Mario Alberto Zuniga and Lizbeth Nicole Rangel say in their negligence complaint that the bus was traveling at an unsafe speed when its driver lost control and the bus "skidded sideways and rolled over."

"The force of the impacts of the initial roll and subsequent rollover, threw plaintiffs about in the interior of the bus," they say in their lawsuit.

They say OGA Charters knew the bus was dangerous.

Two more passengers, Guadalupe Carrillo and Elizabeth Carrillo, blamed the bus company's failure to maintain and repair the bus for their "horrific injuries." They said in their lawsuit that OGA Charters failed to fix known brake and emergency exit problems, and that the bus driver was not properly trained.

The company has two vehicles, two drivers, and a history of violations as recently as 2015, according to the Federal Motor Carrier Safety Administration. Six driver and vehicle inspections compiled since 2014 found a total of 15 violations, including vehicle maintenance problems relating to brakes.

Federal online records show OGA Charters obtained a "satisfactory" rating in May 2014.

According to news reports, some passengers were thrown out of bus windows and some were trapped inside and under the mangled remains of the coach. The bus was equipped with four seatbelts in the first row only, plus the driver's seat, Kotowski said.

Updated federal regulations will require seat belts in new buses starting in November.

Seven people died at the scene and another died at a hospital.

Kotowski said Tuesday that investigators will look at the company's general operations, how it conducts business, the driver's qualifications, and the "safety culture of the company."

The NTSB obtained blood and urine samples from the 29-year-old driver, Porfirio Aguirre Vasquez, and sent them to a lab for analysis.

Vasquez also works in the transportation department of a school district, according to Texas news reports. He was treated and released from a Laredo hospital.

OGA Charters did not return a voice message seeking comment Tuesday afternoon.

According to the company's website, it provides charter bus services for school trips, corporate events and casino trips in "safe and secure units." It says the company carries a $5 million liability insurance policy on each of its units.

The Kickapoo Traditional Tribe of Texas, which operates the casino, expressed condolences to the families and friends of victims Monday and said it hoped for a full and speedy recovery for the injured.

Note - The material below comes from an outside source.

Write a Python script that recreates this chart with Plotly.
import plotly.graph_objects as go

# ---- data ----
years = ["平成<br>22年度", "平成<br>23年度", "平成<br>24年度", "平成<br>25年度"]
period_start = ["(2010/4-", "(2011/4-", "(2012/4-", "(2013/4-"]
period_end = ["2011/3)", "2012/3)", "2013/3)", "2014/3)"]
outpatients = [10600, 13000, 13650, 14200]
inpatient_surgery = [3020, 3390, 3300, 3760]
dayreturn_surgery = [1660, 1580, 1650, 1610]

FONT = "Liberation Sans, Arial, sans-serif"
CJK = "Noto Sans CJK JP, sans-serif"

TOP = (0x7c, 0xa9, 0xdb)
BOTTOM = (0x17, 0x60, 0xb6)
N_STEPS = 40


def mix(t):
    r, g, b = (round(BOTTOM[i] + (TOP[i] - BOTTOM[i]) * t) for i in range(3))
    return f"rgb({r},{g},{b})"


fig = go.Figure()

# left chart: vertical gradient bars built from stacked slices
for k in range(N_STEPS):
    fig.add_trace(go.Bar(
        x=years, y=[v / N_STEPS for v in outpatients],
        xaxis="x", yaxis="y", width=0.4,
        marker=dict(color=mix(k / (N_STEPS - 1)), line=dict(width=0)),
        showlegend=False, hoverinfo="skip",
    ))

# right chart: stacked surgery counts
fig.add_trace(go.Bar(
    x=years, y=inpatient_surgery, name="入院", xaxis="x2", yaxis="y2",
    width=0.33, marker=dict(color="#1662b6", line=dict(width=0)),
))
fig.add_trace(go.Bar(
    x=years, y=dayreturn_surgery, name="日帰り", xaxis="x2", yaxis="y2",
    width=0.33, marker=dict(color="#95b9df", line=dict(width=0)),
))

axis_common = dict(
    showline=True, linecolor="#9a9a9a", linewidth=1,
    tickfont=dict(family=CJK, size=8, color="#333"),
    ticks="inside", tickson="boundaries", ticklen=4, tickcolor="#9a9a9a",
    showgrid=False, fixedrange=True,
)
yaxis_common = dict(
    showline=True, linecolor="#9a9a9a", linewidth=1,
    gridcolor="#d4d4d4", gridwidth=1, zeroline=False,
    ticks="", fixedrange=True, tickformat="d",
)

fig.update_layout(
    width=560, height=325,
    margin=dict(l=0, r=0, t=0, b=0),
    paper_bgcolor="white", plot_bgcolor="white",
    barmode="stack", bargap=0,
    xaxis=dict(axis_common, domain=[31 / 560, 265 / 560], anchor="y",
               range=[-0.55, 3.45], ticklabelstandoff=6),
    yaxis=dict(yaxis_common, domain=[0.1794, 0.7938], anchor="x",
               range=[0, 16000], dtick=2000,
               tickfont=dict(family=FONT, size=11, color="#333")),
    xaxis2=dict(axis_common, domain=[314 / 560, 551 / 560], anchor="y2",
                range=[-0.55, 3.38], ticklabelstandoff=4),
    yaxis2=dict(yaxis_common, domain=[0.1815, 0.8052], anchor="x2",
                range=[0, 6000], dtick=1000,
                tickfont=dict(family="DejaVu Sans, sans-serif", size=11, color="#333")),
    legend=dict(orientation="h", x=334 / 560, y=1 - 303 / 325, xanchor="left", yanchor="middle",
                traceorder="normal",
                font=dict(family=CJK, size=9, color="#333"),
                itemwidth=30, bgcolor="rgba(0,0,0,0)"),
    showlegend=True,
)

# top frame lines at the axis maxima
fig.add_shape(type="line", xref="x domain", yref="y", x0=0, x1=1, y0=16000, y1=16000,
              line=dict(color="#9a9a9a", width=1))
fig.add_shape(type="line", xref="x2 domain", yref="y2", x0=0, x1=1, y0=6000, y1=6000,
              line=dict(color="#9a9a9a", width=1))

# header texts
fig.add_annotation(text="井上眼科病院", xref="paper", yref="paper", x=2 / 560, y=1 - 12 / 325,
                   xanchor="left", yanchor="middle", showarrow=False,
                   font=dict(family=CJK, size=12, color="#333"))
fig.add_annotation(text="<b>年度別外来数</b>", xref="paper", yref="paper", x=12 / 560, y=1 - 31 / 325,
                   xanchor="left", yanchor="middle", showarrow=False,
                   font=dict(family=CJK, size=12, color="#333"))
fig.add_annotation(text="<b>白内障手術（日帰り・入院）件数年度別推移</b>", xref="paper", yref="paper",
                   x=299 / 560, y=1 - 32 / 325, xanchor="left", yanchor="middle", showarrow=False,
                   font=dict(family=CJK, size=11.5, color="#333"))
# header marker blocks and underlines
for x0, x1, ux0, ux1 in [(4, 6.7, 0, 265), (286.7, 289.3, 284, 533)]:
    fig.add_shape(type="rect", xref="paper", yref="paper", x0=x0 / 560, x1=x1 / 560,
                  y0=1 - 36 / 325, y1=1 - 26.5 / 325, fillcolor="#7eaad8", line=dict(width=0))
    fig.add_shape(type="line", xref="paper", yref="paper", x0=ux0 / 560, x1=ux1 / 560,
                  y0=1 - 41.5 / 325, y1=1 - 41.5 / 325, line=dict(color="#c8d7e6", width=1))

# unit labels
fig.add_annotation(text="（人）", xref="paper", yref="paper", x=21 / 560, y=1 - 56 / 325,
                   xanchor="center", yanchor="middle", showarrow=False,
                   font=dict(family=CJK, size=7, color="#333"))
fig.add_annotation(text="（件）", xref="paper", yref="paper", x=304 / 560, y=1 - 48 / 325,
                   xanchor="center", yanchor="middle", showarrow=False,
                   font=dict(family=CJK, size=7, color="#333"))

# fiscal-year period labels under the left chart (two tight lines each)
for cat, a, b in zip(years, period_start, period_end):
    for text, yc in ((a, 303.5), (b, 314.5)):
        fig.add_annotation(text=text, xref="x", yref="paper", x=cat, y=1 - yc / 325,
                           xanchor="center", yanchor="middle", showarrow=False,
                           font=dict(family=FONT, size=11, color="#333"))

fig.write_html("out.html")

An attorney for the tribe, Robert Rodriguez, told The Associated Press that the bus was not chartered by the casino and they were still researching what kind of business arrangements, if any, the casino may have with bus companies, but declined further comment.

Earlier this month, a Dallas County jury ordered the Choctaw Nation of Oklahoma to pay $10.9 million to the families of two elderly women who died when a casino charter bus crashed on a Dallas-area toll road in April 2013. In that case, the casino contracted directly with the bus line and paid for the trip.

It will take NTSB officials at the scene about 10 days to complete their investigation of the May 14 crash about 45 miles north of Laredo, and another 12 to 14 months before a final report is made.